Job:
Return, without pictures, the lines from the start of the data through the one that contains "[5.4]</span> Emissions across an electricity value chain</div>".

►

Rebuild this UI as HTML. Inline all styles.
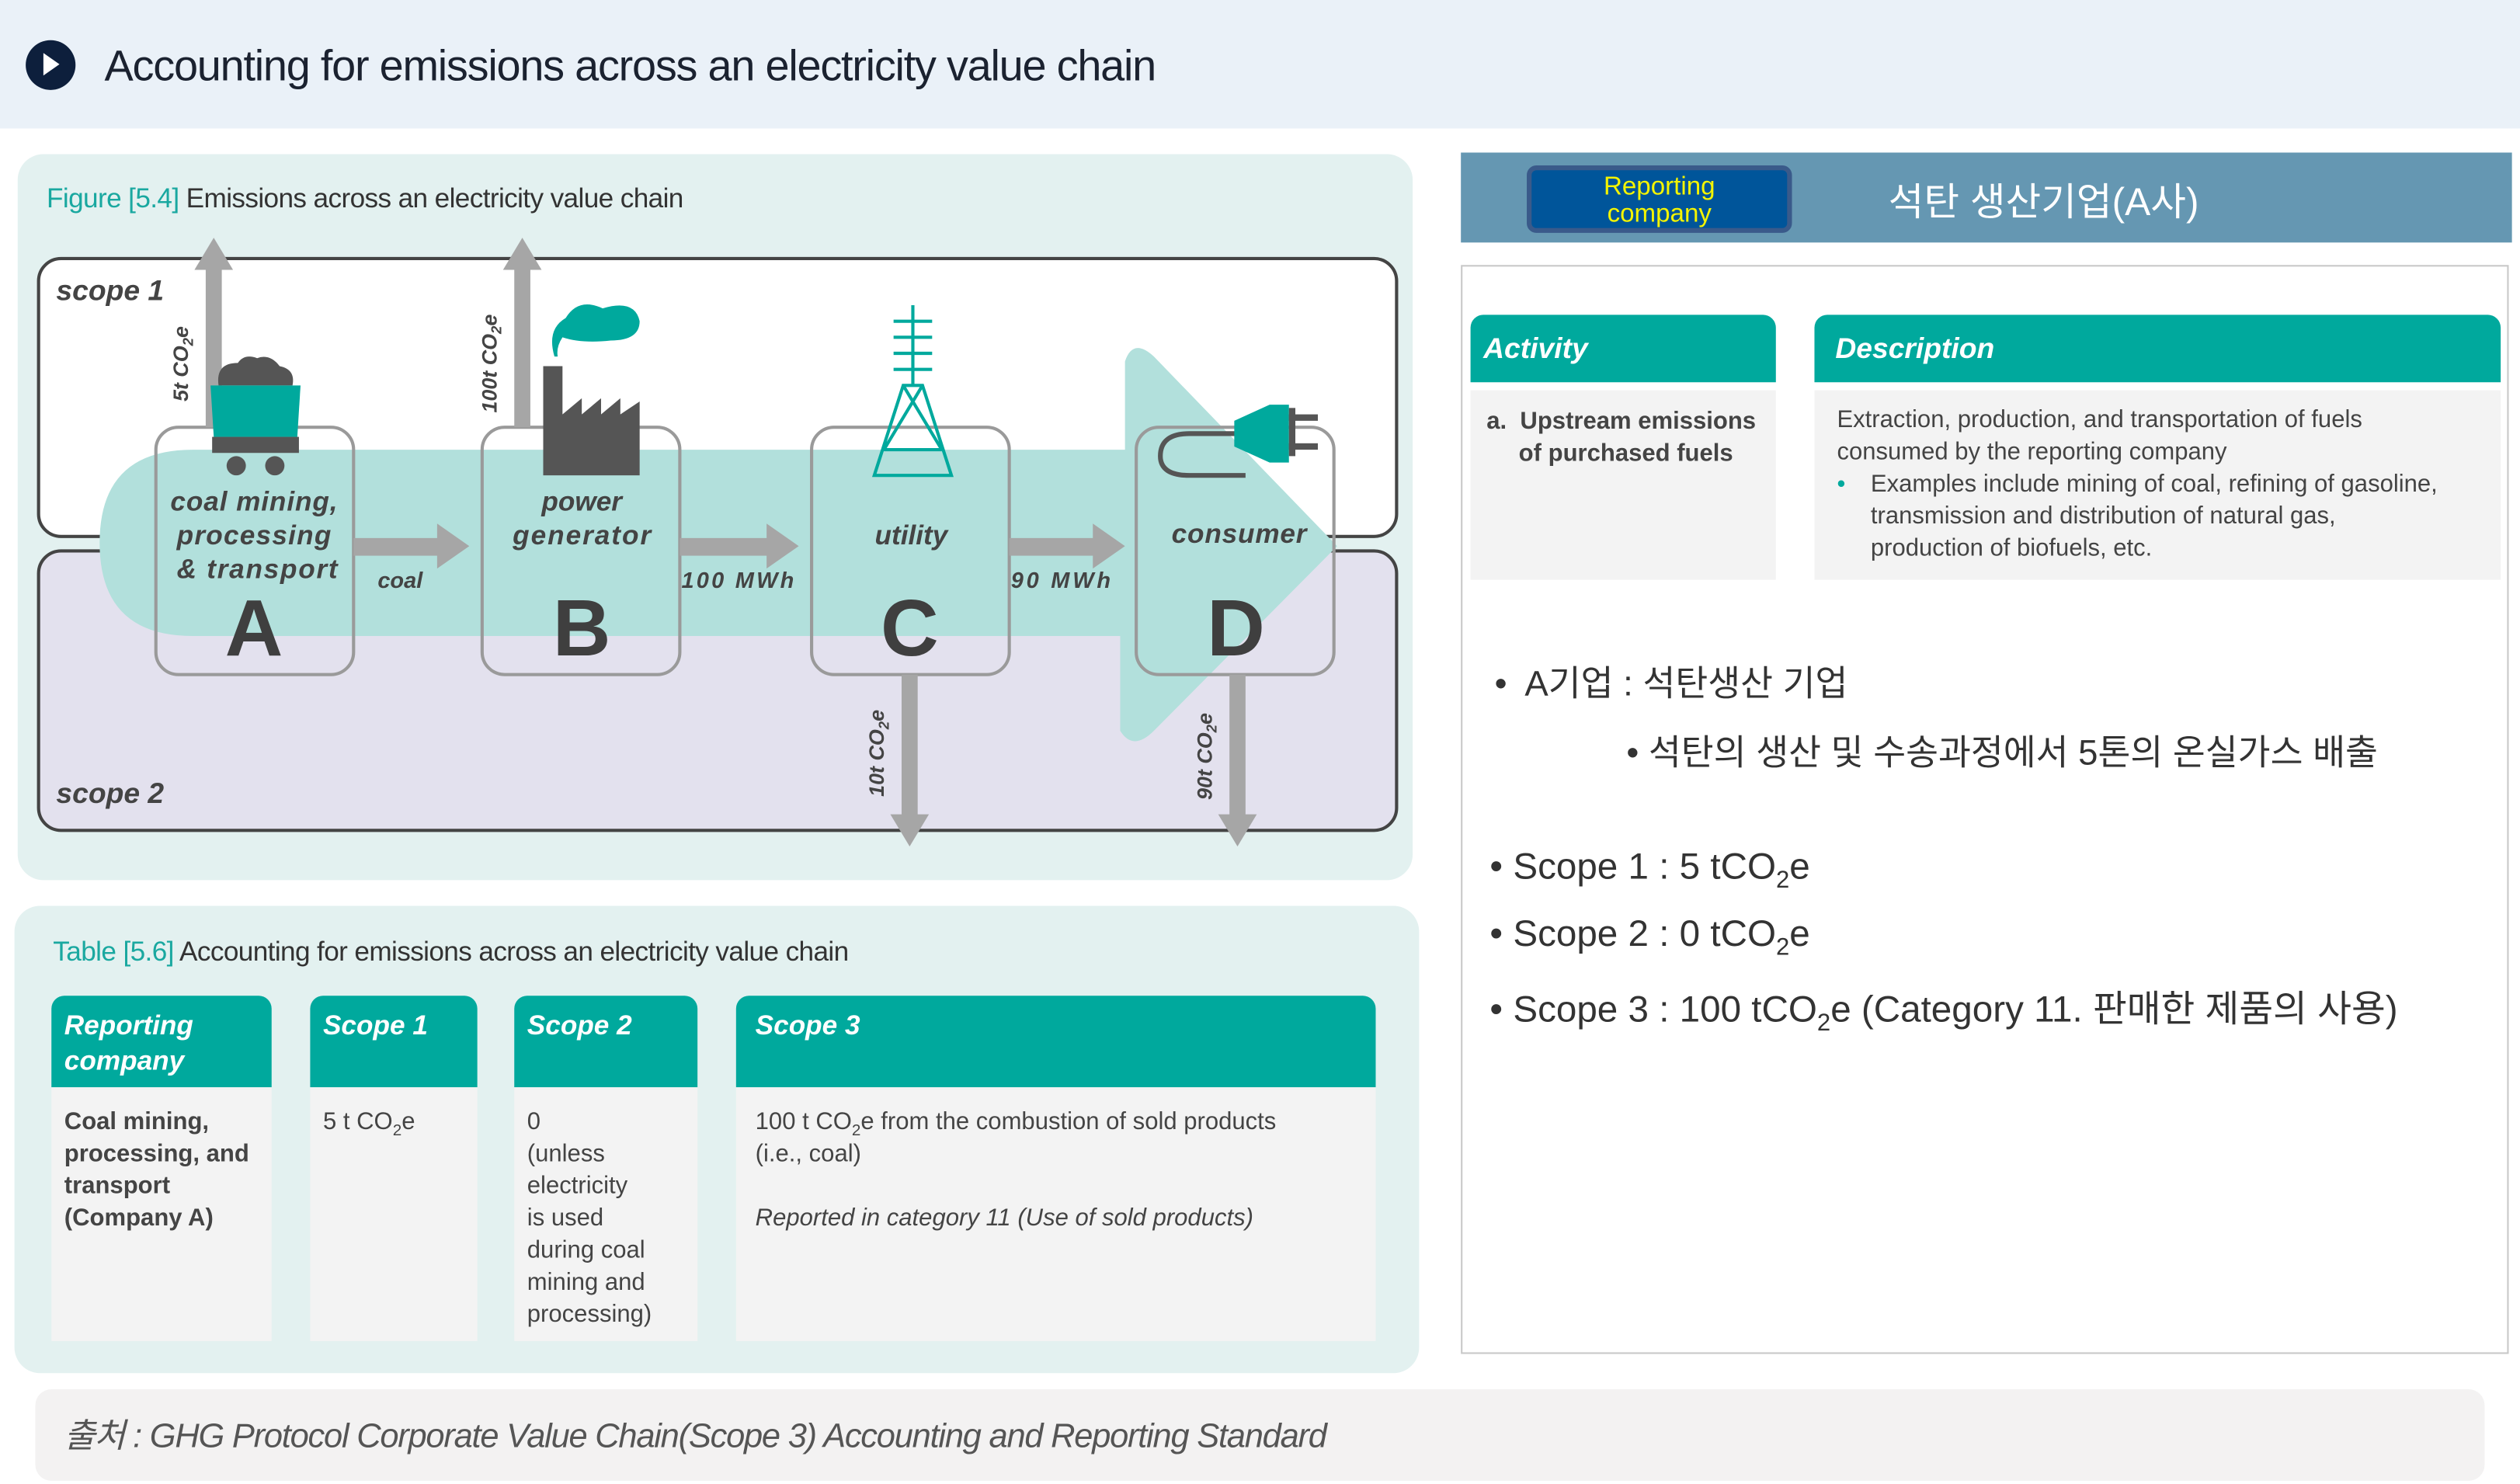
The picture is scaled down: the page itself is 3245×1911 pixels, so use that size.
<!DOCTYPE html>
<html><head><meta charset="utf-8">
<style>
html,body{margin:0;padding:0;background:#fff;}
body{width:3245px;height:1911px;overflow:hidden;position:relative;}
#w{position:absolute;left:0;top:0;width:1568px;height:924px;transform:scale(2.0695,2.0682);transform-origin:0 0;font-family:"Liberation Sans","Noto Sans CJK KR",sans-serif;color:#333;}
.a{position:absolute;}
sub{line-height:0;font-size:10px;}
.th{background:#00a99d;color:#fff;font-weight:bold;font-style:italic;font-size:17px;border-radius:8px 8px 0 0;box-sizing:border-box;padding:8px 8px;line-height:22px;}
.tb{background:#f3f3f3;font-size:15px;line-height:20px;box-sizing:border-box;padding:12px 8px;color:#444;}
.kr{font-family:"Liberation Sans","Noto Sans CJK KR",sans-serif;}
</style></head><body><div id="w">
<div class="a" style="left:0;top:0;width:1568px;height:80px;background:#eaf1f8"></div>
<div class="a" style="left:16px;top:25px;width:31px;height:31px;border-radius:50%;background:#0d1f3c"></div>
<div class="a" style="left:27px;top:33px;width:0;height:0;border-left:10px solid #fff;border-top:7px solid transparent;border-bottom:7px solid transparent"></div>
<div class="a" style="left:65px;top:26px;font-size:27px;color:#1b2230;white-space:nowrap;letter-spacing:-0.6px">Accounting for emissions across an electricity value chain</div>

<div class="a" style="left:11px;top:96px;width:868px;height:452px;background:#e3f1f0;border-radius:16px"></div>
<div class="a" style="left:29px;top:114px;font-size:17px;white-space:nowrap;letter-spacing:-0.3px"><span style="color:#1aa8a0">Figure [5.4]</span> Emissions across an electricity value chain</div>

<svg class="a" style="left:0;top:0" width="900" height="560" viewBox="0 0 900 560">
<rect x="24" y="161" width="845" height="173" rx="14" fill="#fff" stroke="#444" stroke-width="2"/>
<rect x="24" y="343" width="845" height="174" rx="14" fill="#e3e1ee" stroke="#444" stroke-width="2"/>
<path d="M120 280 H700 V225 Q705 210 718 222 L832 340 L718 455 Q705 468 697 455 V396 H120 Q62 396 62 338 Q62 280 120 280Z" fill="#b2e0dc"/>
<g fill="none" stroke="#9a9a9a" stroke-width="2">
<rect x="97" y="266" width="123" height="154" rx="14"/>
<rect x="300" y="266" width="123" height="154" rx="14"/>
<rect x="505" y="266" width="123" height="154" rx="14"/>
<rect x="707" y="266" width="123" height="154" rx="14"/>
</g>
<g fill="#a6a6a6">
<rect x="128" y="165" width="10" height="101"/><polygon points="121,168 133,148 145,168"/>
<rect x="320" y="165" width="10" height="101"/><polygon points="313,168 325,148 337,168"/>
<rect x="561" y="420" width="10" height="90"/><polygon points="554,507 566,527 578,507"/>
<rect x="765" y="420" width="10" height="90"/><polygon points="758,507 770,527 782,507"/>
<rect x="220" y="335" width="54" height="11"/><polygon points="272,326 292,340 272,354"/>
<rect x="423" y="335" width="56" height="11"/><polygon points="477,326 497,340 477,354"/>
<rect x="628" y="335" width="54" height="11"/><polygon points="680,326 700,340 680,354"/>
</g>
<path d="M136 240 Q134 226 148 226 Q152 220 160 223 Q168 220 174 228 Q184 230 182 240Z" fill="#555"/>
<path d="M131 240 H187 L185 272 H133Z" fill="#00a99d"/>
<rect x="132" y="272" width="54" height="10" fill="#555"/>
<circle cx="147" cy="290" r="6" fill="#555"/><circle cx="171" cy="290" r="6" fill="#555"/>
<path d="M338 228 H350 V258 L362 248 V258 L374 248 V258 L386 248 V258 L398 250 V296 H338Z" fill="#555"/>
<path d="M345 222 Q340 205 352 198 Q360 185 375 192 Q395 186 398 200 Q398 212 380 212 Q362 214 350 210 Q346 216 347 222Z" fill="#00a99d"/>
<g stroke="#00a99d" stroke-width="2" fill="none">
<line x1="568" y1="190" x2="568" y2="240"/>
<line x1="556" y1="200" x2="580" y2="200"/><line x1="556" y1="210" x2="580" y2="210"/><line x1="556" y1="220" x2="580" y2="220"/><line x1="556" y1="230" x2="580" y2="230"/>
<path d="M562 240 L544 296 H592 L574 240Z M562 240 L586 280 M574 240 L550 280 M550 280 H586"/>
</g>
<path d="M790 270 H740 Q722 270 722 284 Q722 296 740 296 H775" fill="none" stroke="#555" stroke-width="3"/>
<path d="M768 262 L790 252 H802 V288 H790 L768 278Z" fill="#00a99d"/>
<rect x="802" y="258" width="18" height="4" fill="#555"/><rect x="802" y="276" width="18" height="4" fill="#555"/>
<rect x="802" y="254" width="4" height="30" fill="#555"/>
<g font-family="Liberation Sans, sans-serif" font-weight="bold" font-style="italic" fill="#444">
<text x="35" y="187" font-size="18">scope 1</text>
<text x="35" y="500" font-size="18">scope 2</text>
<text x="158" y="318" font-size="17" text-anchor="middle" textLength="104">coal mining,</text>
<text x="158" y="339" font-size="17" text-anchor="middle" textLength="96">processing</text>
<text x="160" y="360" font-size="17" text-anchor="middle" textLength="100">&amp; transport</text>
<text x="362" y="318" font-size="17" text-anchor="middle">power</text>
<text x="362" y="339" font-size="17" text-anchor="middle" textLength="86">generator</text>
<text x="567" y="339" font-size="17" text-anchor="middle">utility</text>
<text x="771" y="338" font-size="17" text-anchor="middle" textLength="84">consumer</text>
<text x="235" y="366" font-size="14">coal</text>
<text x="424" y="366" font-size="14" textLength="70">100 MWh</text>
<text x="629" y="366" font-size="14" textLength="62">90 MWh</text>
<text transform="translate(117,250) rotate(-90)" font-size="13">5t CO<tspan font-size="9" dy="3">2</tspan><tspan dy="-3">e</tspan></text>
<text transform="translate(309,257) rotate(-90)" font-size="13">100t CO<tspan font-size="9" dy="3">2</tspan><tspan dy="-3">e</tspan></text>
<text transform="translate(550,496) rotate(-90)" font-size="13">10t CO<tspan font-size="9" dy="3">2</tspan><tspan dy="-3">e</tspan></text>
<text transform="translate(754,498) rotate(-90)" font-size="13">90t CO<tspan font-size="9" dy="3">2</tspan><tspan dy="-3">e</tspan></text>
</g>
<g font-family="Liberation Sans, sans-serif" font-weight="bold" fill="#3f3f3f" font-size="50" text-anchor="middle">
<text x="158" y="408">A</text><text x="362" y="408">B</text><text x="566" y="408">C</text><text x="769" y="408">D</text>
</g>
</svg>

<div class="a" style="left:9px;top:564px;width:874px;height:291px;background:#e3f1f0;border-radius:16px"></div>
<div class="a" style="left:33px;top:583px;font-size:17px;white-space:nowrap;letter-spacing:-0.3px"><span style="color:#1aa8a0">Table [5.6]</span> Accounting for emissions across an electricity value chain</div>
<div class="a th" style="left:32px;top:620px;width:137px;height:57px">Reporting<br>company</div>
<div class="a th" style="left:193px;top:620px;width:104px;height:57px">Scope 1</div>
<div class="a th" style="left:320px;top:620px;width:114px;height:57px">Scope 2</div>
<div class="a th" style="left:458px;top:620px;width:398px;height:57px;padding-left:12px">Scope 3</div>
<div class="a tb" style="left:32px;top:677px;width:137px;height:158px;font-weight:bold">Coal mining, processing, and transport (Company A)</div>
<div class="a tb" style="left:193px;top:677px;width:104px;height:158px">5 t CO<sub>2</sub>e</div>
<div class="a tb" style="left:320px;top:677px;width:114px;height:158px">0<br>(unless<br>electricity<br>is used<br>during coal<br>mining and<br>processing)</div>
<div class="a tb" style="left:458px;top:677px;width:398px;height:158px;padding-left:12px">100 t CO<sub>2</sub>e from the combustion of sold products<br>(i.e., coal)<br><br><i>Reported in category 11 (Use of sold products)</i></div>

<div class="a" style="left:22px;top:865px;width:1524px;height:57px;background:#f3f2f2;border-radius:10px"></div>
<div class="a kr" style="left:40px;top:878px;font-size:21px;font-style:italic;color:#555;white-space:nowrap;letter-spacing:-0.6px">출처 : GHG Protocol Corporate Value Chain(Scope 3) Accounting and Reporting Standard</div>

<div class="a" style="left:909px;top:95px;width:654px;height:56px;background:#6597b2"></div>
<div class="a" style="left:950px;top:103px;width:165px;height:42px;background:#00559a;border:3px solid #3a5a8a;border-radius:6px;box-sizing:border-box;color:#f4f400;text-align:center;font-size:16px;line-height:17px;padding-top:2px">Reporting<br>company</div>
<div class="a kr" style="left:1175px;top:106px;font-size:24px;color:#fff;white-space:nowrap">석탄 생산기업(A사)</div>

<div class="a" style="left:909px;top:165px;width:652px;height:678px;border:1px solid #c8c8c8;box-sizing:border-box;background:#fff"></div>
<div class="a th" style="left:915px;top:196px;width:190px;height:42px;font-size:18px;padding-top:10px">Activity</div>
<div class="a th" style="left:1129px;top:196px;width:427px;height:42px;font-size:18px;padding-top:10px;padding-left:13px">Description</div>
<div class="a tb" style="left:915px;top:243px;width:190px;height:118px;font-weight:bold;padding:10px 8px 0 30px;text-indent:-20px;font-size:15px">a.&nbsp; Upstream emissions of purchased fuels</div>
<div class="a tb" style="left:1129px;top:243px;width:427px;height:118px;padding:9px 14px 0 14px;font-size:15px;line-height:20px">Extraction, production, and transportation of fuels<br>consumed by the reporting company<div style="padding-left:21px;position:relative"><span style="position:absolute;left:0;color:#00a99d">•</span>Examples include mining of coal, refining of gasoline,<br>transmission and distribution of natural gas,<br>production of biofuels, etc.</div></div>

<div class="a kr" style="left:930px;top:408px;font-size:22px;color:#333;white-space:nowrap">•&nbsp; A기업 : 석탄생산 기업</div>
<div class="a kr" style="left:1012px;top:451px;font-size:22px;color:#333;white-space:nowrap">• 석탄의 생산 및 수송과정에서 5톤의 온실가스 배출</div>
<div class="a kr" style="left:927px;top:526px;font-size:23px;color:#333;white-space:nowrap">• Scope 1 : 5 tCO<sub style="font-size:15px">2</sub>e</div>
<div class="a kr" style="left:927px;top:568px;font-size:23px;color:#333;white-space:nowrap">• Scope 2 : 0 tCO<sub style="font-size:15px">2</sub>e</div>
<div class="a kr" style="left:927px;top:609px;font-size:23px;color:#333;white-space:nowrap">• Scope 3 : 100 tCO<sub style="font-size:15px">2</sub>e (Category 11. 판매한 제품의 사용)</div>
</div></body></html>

◄

Worked solution:
Rebuild this UI as HTML. Inline all styles.
The picture is scaled down: the page itself is 3245×1911 pixels, so use that size.
<!DOCTYPE html>
<html><head><meta charset="utf-8">
<style>
html,body{margin:0;padding:0;background:#fff;}
body{width:3245px;height:1911px;overflow:hidden;position:relative;}
#w{position:absolute;left:0;top:0;width:1568px;height:924px;transform:scale(2.0695,2.0682);transform-origin:0 0;font-family:"Liberation Sans","Noto Sans CJK KR",sans-serif;color:#333;}
.a{position:absolute;}
sub{line-height:0;font-size:10px;}
.th{background:#00a99d;color:#fff;font-weight:bold;font-style:italic;font-size:17px;border-radius:8px 8px 0 0;box-sizing:border-box;padding:8px 8px;line-height:22px;}
.tb{background:#f3f3f3;font-size:15px;line-height:20px;box-sizing:border-box;padding:12px 8px;color:#444;}
.kr{font-family:"Liberation Sans","Noto Sans CJK KR",sans-serif;}
</style></head><body><div id="w">
<div class="a" style="left:0;top:0;width:1568px;height:80px;background:#eaf1f8"></div>
<div class="a" style="left:16px;top:25px;width:31px;height:31px;border-radius:50%;background:#0d1f3c"></div>
<div class="a" style="left:27px;top:33px;width:0;height:0;border-left:10px solid #fff;border-top:7px solid transparent;border-bottom:7px solid transparent"></div>
<div class="a" style="left:65px;top:26px;font-size:27px;color:#1b2230;white-space:nowrap;letter-spacing:-0.6px">Accounting for emissions across an electricity value chain</div>

<div class="a" style="left:11px;top:96px;width:868px;height:452px;background:#e3f1f0;border-radius:16px"></div>
<div class="a" style="left:29px;top:114px;font-size:17px;white-space:nowrap;letter-spacing:-0.3px"><span style="color:#1aa8a0">Figure [5.4]</span> Emissions across an electricity value chain</div>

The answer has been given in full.